I mean, for one thing, the man had one of the least glamorous upbringings a Hollywood icon ever had. We’re currently in an age where stars aren’t made unless they were born rich, preferably to someone with at least three Oscars sitting on the shelf in their downstairs loo. Because of that, it’s always important to remember an upbringing like the one had by Cary Grant, who wasn’t just brought up in poverty; he was brought up in poverty on the other side of the world, not only in Hollywood, but in America as a whole.
It’s true. Grant was born Archie Leach in Bristol, England, the son of an absent mother and an alcoholic father. His journey to stardom took him through some serious alternative routes, from regional tours of his native England to a long stint on Vaudeville stages in New York. Despite making a name for himself in Hollywood as a byword for earnest, debonair masculinity, the very ideal of the American man, Grant was quite thrillingly alternative in his way.
If you need proof, look no further than the fact that in the 1950s, Grant began a very forward-thinking search for himself. The man felt like not only had he made his name playing roles, but that “Cary Grant” was nothing more than another role, a way of hiding from his traumatic childhood and bad decisions. He tried hypnosis and yoga as ways of connecting the dots that made him who he was, but neither of them worked.

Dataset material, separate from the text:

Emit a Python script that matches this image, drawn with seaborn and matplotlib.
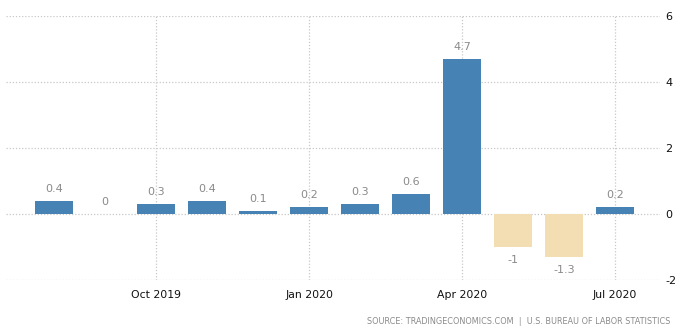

What did, at least for a little while, was LSD. Lots of it.

Wait, so Cary Grant was tripping balls for the entire 1950s?!

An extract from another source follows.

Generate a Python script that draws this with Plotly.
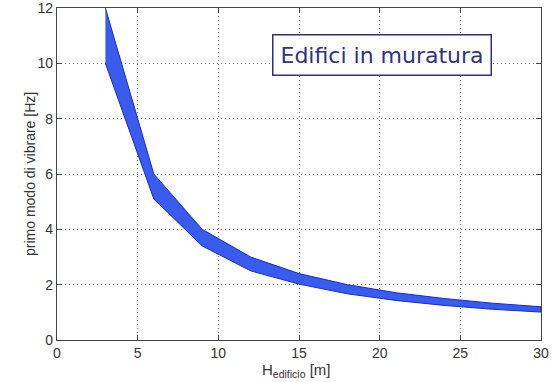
import plotly.graph_objects as go

# Fundamental frequency range for masonry buildings vs. building height
altezza = [3, 6, 9, 12, 15, 18, 21, 24, 27, 30]
freq_sup = [12.0, 6.0, 4.0, 3.0, 2.4, 2.0, 1.71, 1.5, 1.33, 1.2]
freq_inf = [10.0, 5.1, 3.4, 2.5, 2.02, 1.67, 1.43, 1.25, 1.11, 1.01]

x_ticks = [0, 5, 10, 15, 20, 25, 30]
y_ticks = [0, 2, 4, 6, 8, 10, 12]

fig = go.Figure()
fig.add_trace(go.Scatter(
    x=altezza + altezza[::-1],
    y=freq_sup + freq_inf[::-1],
    fill="toself",
    fillcolor="rgb(58,92,238)",
    line=dict(color="rgb(20,40,220)", width=1),
    mode="lines",
    hoverinfo="skip",
    showlegend=False,
))

axis_common = dict(
    showgrid=True,
    gridcolor="rgba(70,70,70,0.8)",
    griddash="1px,3px",
    gridwidth=1,
    zeroline=False,
    showline=True,
    linecolor="#444",
    linewidth=1.3,
    mirror="ticks",
    ticks="inside",
    ticklen=5,
    tickcolor="#444",
    automargin=False,
    ticklabeloverflow="allow",
    tickfont=dict(family="Liberation Sans, Arial", size=14, color="#333"),
)

fig.update_xaxes(range=[0, 30], tickvals=x_ticks, **axis_common)
fig.update_yaxes(range=[0, 12], tickvals=y_ticks, **axis_common)

# plot area in pixels: left 57, right 541, top 8, bottom 340
L, R, T, B = 57, 541, 8, 340
W, H = R - L, B - T

fig.add_annotation(
    text="Edifici in muratura",
    xref="paper", yref="paper",
    x=(382 - L) / W, y=(B - 55) / H,
    xanchor="center", yanchor="middle",
    showarrow=False,
    font=dict(family="DejaVu Sans", size=22, color="#2e3580"),
    bgcolor="white",
    bordercolor="#2a2f8a",
    borderwidth=1.5,
    borderpad=7,
)

fig.add_annotation(
    text="primo modo di vibrare [Hz]",
    xref="paper", yref="paper",
    x=(20 - L) / W, y=(B - 174) / H,
    textangle=-90,
    showarrow=False,
    font=dict(family="Liberation Sans, Arial", size=14, color="#333"),
)

fig.add_annotation(
    text="H<sub>edificio</sub> [m]",
    xref="paper", yref="paper",
    x=(296 - L) / W, y=-(370 - B) / H,
    xanchor="center", yanchor="middle",
    showarrow=False,
    font=dict(family="Liberation Sans, Arial", size=15, color="#333"),
)

fig.update_layout(
    width=552, height=382,
    margin=dict(l=L, r=552 - R, t=T, b=382 - B, pad=0, autoexpand=False),
    plot_bgcolor="white",
    paper_bgcolor="white",
)

fig.write_html("out.html")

That he was, dear reader, that he was.
Grant never quite lost the spectre of Archie Leach that haunted him for the rest of his life, but his experiments with LSD meant that he was able to see the connective tissue between them. He was able to accept both Grant and Leach as two sides of himself that could live in the same body. The effect of beginning his experiments with acid was actually pretty shocking, as the once rigidly private Grant began reaching out to all who would listen to him.
Some of these were slightly bizarre. One of the first places he contacted, singing the praises of LSD, was Good Housekeeping of all places, feeling like contacting the press would be the best way of spreading the good news about his newfound drug of choice. Some were a little more sensible and arguably, even more influential than he himself, talking about the drug.
“During my LSD sessions, I would learn a great deal…And the result was a rebirth. I finally got where I wanted to go”.
Cary Grant
After all, one of the people he contacted raving about LSD was the writer and psychiatrist Timothy Leary, who was turned onto the drug by Grant.
However, if you look at what Cary Grant had to say about his initial trips, you might think that all of this talk about aligning his identities might be a little strong. After all, not every LSD trip is a life-altering dive into your psyche. Most of the time, you get the weirdest shit imaginable, and Grant was no different.
According to him, the trip that shook him most was one where he “imagined [himself] as a giant penis launching off from Earth like a spaceship.”
LSD then. It may start with vaguely pornographic sci-fi visions, but it can also fix your self-image the way it did for Cary Grant. If that’s not a convincing pitch for it, I don’t know what is!